Published November 19, 2012
Wal-Mart Stores Inc moved its planned dividend into late December from early January as it tries to help its investors avoid a looming jump in the tax rate on shareholder payouts that is part of the so-called fiscal cliff.
"There are complex fiscal and federal tax rate issues that may not be resolved in the next few weeks, despite the ongoing good faith negotiations between the administration and Congress to resolve details related to the fiscal cliff," Wal-Mart said in a statement.
"In light of this uncertainty, the board determined that moving our dividend payment up by a few days to 2012 was in the best interests of our shareholders."

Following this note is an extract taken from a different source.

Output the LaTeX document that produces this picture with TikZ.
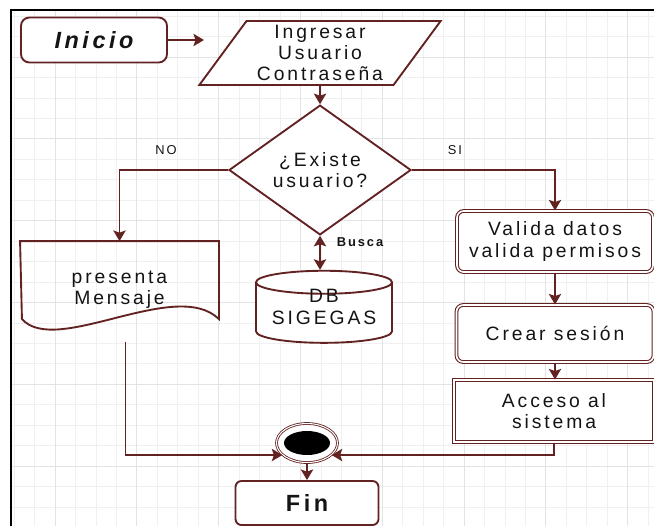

The family of Wal-Mart founder Sam Walton owns roughly half of the company's shares and probably would have been among those forced to pay much higher taxes on dividends paid after December 31 unless Congress takes action. Two of Sam Walton's sons, Rob Walton and Jim Walton, are board members, and Rob Walton is chairman of the world's largest retailer.
In 2003, President George W. Bush and Congress cut taxes on capital gains and dividends, which mostly affect high-income taxpayers. These cuts are set to expire at the end of 2012.
Without action from Congress, the dividend tax rate will rise to the ordinary income tax rates, or as high as 39.6 percent for top earners. Dividends are now taxed at 15 percent for the top four brackets and zero at the bottom.
Wal-Mart's board approved changing the payment date of the quarterly dividend of 39.75 cents per share to December 27 from January 2. The record date associated with the payout remains December 7.
Shares of Wal-Mart were up 0.4 percent at $68.30 in morning trading.